Его голова показалась мне похожей на голову льва, и его длинные седые локоны, почти достигавшие плеч, подчеркивали это сходство. Церковная обстановка была достойна этого замечательного проповедника. Внушительных размеров орган позади кафедры прекрасно аккомпанировал стройному пению большого хора. Я чувствовал, что торжественная музыка настраивала меня к проповеди, которую собирался говорить знаменитый оратор. И я не ошибся. Проповедь была свободна от обычного богословского анализа. Она касалась лишь простых вопросов человеческой жизни и определяла жизнь на основе человеческих нравов и привычек. Она была драматической и поэтической репрезентацией тех небольших наставлений, проповедываемых в простой незатейливой форме Джимом в котельном помещении на Кортланд-стрит. Однако, тот факт, что я нашел духовную связь между знаменитой Плимутской церковью и скромной котельной Джима, показывает мне сегодня, почему Бичер так волновал сердца простых людей. Он помогал им разрешать проблемы их жизни точно так же, как Джим помогал решать мне мои. Но Джим не был образованным человеком и высказывал частично свою практическую мудрость так же непринужденно, как он кидал лопатки угля в топки своей котельной. Бичер же был знаменитым оратором и поэтом, и каждое зернышко мудрости, хранившееся в человеческой жизни, раскрывалось им перед паствой. Слушая его, я чувствовал, как необыкновенное волнение охватывало меня. Он действовал своими словами не только на ум или психику, но, казалось, на весь организм. Билгарз, хотя и строгий католик, выслушав несколько таких проповедей Бичера, признался, что знаменитые проповеди возможны даже и без примеси богословия. «Однако, — проговорил он своим обычным драматическим тоном, — всё возможно лишь для поэтической души, приводимой в движение крыльями гения». Характерное признание для такого человека, как Билгарз!

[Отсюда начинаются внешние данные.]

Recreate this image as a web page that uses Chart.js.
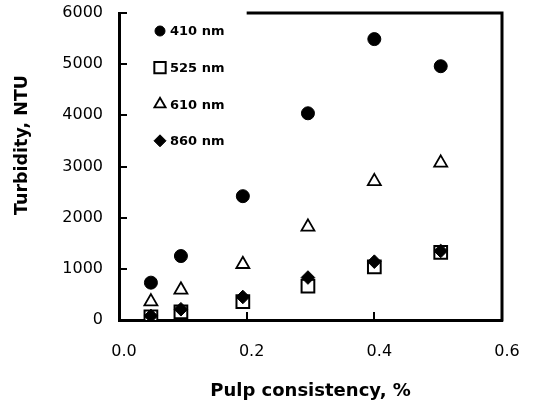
<!DOCTYPE html>
<html>
<head>
<meta charset="utf-8">
<script src="https://cdn.jsdelivr.net/npm/chart.js@4.4.0/dist/chart.umd.min.js"></script>
<style>
  html, body { margin: 0; padding: 0; background: #fff; }
</style>
</head>
<body>
<canvas id="turbidityChart" width="533" height="406"></canvas>
<script>
// pulp consistency (%) where the samples were measured
const consistency = [0.05, 0.097, 0.194, 0.296, 0.4, 0.504];

// turbidity (NTU) per wavelength
const nm410 = [730, 1250, 2420, 4040, 5490, 4960];
const nm525 = [60, 160, 360, 660, 1040, 1320];
const nm610 = [360, 590, 1090, 1820, 2710, 3070];
const nm860 = [80, 210, 450, 830, 1140, 1350];

const seriesLabels = ['410 nm', '525 nm', '610 nm', '860 nm'];
const xTickValues = [0, 0.2, 0.4, 0.6];
const yTickValues = [0, 1000, 2000, 3000, 4000, 5000, 6000];
const yTitle = 'Turbidity, NTU';

Chart.defaults.font.family = '"DejaVu Sans", Arial, sans-serif';
Chart.defaults.color = '#000';

function toPoints(values) {
    return values.map((v, i) => ({ x: consistency[i], y: v }));
}

function drawMarker(ctx, ds, radius, x, y) {
    ctx.fillStyle = ds.pointBackgroundColor;
    ctx.strokeStyle = ds.pointBorderColor;
    ctx.lineWidth = ds.pointBorderWidth;
    Chart.helpers.drawPoint(ctx, {
        pointStyle: ds.pointStyle,
        radius: radius,
        rotation: 0,
        borderWidth: ds.pointBorderWidth
    }, x, y);
}

// right edge, partial top edge and the inward ticks
const framePlugin = {
    id: 'frame',
    beforeDatasetsDraw(chart) {
        const { ctx, chartArea: a, scales: { x, y } } = chart;
        ctx.save();
        ctx.strokeStyle = '#000';
        ctx.lineWidth = 3;
        ctx.beginPath();
        ctx.moveTo(a.right, a.bottom + 1.5);
        ctx.lineTo(a.right, a.top);
        ctx.moveTo(x.getPixelForValue(0.2), a.top);
        ctx.lineTo(a.right + 1.5, a.top);
        ctx.stroke();

        ctx.lineWidth = 2;
        ctx.beginPath();
        y.ticks.forEach(t => {
            const py = Math.round(y.getPixelForValue(t.value));
            ctx.moveTo(a.left, py);
            ctx.lineTo(a.left + 8, py);
        });
        x.ticks.forEach(t => {
            const px = Math.round(x.getPixelForValue(t.value));
            ctx.moveTo(px, a.bottom);
            ctx.lineTo(px, a.bottom - 8);
        });
        ctx.stroke();

        // y title sits a bit above the middle of the axis
        ctx.translate(22, y.getPixelForValue(3420));
        ctx.rotate(-Math.PI / 2);
        ctx.fillStyle = '#000';
        ctx.font = 'bold 17.5px "DejaVu Sans", Arial, sans-serif';
        ctx.textAlign = 'center';
        ctx.textBaseline = 'middle';
        ctx.fillText(yTitle, 0, 0);
        ctx.restore();
    }
};

// legend sits inside the plot, top left
const legendPlugin = {
    id: 'innerLegend',
    afterDatasetsDraw(chart) {
        const { ctx, chartArea: a } = chart;
        chart.data.datasets.forEach((ds, i) => {
            const cx = a.left + 41;
            const cy = a.top + 18 + i * 36.6;
            ctx.save();
            drawMarker(ctx, ds, ds.legendRadius, cx, cy);
            ctx.fillStyle = '#000';
            ctx.font = 'bold 13px "DejaVu Sans", Arial, sans-serif';
            ctx.textBaseline = 'middle';
            ctx.fillText(ds.label, cx + 10, cy + 1);
            ctx.restore();
        });
    }
};

new Chart(document.getElementById('turbidityChart'), {
    type: 'scatter',
    data: {
        datasets: [{
            label: seriesLabels[0],
            data: toPoints(nm410),
            pointStyle: 'circle',
            pointRadius: 6.5,
            legendRadius: 5,
            pointBackgroundColor: '#000',
            pointBorderColor: '#000',
            pointBorderWidth: 1,
            order: 0
        }, {
            label: seriesLabels[1],
            data: toPoints(nm525),
            pointStyle: 'rect',
            pointRadius: 9,
            legendRadius: 8,
            pointBackgroundColor: '#fff',
            pointBorderColor: '#000',
            pointBorderWidth: 2,
            order: 3
        }, {
            label: seriesLabels[2],
            data: toPoints(nm610),
            pointStyle: 'triangle',
            pointRadius: 7.5,
            legendRadius: 6.5,
            pointBackgroundColor: '#fff',
            pointBorderColor: '#000',
            pointBorderWidth: 1.8,
            order: 2
        }, {
            label: seriesLabels[3],
            data: toPoints(nm860),
            pointStyle: 'rectRot',
            pointRadius: 6.8,
            legendRadius: 6,
            pointBackgroundColor: '#000',
            pointBorderColor: '#000',
            pointBorderWidth: 1,
            order: 1
        }]
    },
    options: {
        responsive: false,
        animation: false,
        devicePixelRatio: 1,
        layout: { padding: { top: 13, right: 31, left: 0, bottom: 0 } },
        plugins: {
            legend: { display: false },
            tooltip: { enabled: false }
        },
        scales: {
            x: {
                type: 'linear',
                min: 0,
                max: 0.6,
                afterBuildTicks: scale => { scale.ticks = xTickValues.map(v => ({ value: v })); },
                afterFit: scale => {
                    scale.height = 86;
                    scale.paddingLeft = 0;
                    scale.paddingRight = 0;
                },
                ticks: {
                    font: { size: 16 },
                    padding: 22,
                    labelOffset: 5,
                    callback: v => v.toFixed(1)
                },
                grid: { display: true, drawOnChartArea: false, drawTicks: false },
                border: { display: true, color: '#000', width: 3 },
                title: {
                    display: true,
                    text: 'Pulp consistency, %',
                    font: { size: 18, weight: 'bold' },
                    padding: { top: 0, bottom: 4 }
                }
            },
            y: {
                min: 0,
                max: 6000,
                afterBuildTicks: scale => { scale.ticks = yTickValues.map(v => ({ value: v })); },
                afterFit: scale => {
                    scale.width = 119;
                    scale.paddingTop = 0;
                    scale.paddingBottom = 0;
                },
                ticks: {
                    font: { size: 16 },
                    padding: 16,
                    callback: v => String(v)
                },
                grid: { display: true, drawOnChartArea: false, drawTicks: false },
                border: { display: true, color: '#000', width: 3 }
            }
        }
    },
    plugins: [framePlugin, legendPlugin]
});
</script>
</body>
</html>
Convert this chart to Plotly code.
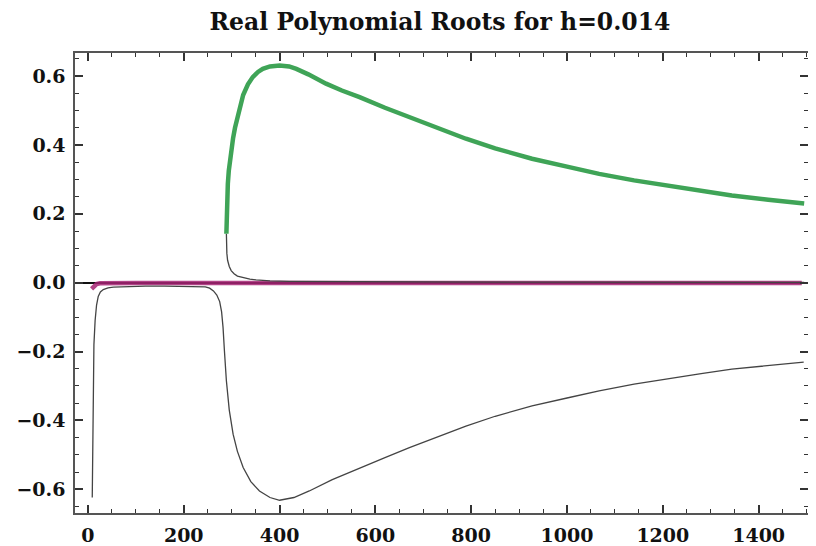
import plotly.graph_objects as go

# Green highlighted root (positive branch)
green_x = [289, 289.6, 290.5, 292, 294, 296.5, 299, 303, 307, 311, 317, 324, 334, 344, 355, 365,
           380, 400, 420, 435, 460, 497, 530, 567, 620, 671, 720, 789, 850, 927, 1000, 1067, 1140,
           1206, 1280, 1344, 1420, 1495]
green_y = [0.142, 0.19, 0.24, 0.287, 0.325, 0.358, 0.384, 0.42, 0.45, 0.475, 0.512, 0.545,
           0.576, 0.597, 0.612, 0.621, 0.628, 0.631, 0.628, 0.621, 0.605, 0.578, 0.558, 0.539,
           0.508, 0.48, 0.454, 0.418, 0.39, 0.36, 0.337, 0.316, 0.297, 0.282, 0.266, 0.253,
           0.241, 0.23]

# Negative real root (thin gray)
neg_x = [9, 9.5, 10, 11, 12.5, 15, 18, 21.5, 26, 32, 42, 53, 80, 120, 160, 200, 230, 245, 254,
         262, 269, 275, 279, 282, 285, 289, 295, 303, 312, 324, 340, 358, 380, 400, 430, 462,
         510, 567, 620, 671, 720, 789, 850, 927, 1000, 1067, 1140, 1206, 1280, 1344, 1420, 1494]
neg_y = [-0.624, -0.52, -0.42, -0.27, -0.18, -0.11, -0.065, -0.04, -0.027, -0.02, -0.015,
         -0.013, -0.011, -0.01, -0.01, -0.01, -0.011, -0.012, -0.016, -0.024, -0.036, -0.055,
         -0.085, -0.13, -0.2, -0.285, -0.37, -0.44, -0.49, -0.537, -0.578, -0.605, -0.624,
         -0.632, -0.624, -0.605, -0.572, -0.538, -0.508, -0.479, -0.453, -0.417, -0.388,
         -0.358, -0.335, -0.314, -0.295, -0.28, -0.264, -0.251, -0.24, -0.231]

# Small positive root decaying to zero (thin gray)
small_x = [289, 289.3, 290, 291.5, 295, 299, 305, 312, 324, 338, 351, 380, 420, 500, 700, 1000, 1495]
small_y = [0.142, 0.11, 0.085, 0.065, 0.047, 0.035, 0.026, 0.019, 0.014, 0.01, 0.008, 0.005,
           0.004, 0.003, 0.002, 0.0015, 0.001]

# Near-zero root (magenta)
mag_x = [7.6, 10, 13, 18, 25, 40, 100, 300, 600, 1000, 1490]
mag_y = [-0.018, -0.014, -0.009, -0.004, -0.002, -0.0015, -0.001, -0.001, -0.001, -0.001, -0.001]

TITLE = "Real Polynomial Roots for h=0.014"
FONT = "DejaVu Serif, Liberation Serif, serif"

fig = go.Figure()
fig.add_trace(go.Scatter(x=mag_x, y=mag_y, mode="lines",
                         line=dict(color="rgba(165,35,115,0.85)", width=4.5)))
fig.add_trace(go.Scatter(x=neg_x, y=neg_y, mode="lines",
                         line=dict(color="#444444", width=1.3)))
fig.add_trace(go.Scatter(x=small_x, y=small_y, mode="lines",
                         line=dict(color="#444444", width=1.3)))
fig.add_trace(go.Scatter(x=green_x, y=green_y, mode="lines",
                         line=dict(color="#3FA457", width=4.5)))

axis_common = dict(
    showgrid=False, ticks="inside", ticklen=8, tickwidth=1.5, tickcolor="#333333",
    showline=True, linecolor="#555555", linewidth=1.5, mirror="ticks", automargin=False,
    tickfont=dict(family=FONT, size=19, color="#111111", weight="bold"),
)

# page body has an 8px default margin: figure is 808x538 so the plot lands where the reference has it
fig.update_layout(
    width=808, height=538,
    margin=dict(l=67, r=8, t=45, b=33),
    plot_bgcolor="white", paper_bgcolor="white",
    showlegend=False,
    title=dict(text=TITLE, x=432 / 808, xanchor="center", y=1 - 14 / 538, yanchor="middle",
               xref="container", yref="container",
               font=dict(family=FONT, size=23.5, color="#111111", weight="bold")),
    xaxis=dict(range=[-27, 1503], tickmode="linear", tick0=0, dtick=200, ticklabelstandoff=4,
               minor=dict(dtick=50, tick0=0, ticklen=4, ticks="inside", tickcolor="#333333", tickwidth=1.2),
               zeroline=False, **axis_common),
    yaxis=dict(range=[-0.669, 0.667], tickmode="linear", tick0=0, dtick=0.2, tickformat=".1f",
               ticklabelstandoff=4,
               minor=dict(dtick=0.05, tick0=0, ticklen=4, ticks="inside", tickcolor="#333333", tickwidth=1.2),
               zeroline=True, zerolinecolor="#111111", zerolinewidth=1.5,
               layer="above traces", **axis_common),
)

fig.write_html("out.html")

Строгий пресвитерианец, Джим был рад тому, что я выбрал именно конгрегационную церковь, а старый Луканич сказал мне, что, если я часто буду зазывать его детей в Плимутскую церковь, они, пожалуй, отвернутся от католической веры их предков. Я же был уверен, что св. Савва и православная вера моей матери будут вечно со мной, несмотря на влияние гениального Бичера, так как Бичер в своих проповедях обращался ко всему человечеству, а не к какому-либо отдельному вероучению. Его слова были, как животворящие лучи солнца, освещающие всё с одинаковой силой. Я видел в нем живой образец того типа американцев, кто, как Гамильтон, Джей, Ливингстон и другие вожди молодой республики, о которых я слышал на Филадельфской выставке, были интеллектуальными и духовными великанами Революционного периода. Изучение жизни Гамильтона показало мне, что число таких великанов было немалое; многие из них подписали Декларацию Независимости. Я сумел увидеть в этом благоприятное предзнаменование для великого будущего этой страны. Каким духовным великаном был Линкольн, думал я, слушая, как почтительно упоминался он Бичером в проповедях. Бичер был солнечным восходом, рассеявшим тот туман, который закрывал перед моими глазами и глазами всех иностранцев ясные очертания американской жизни.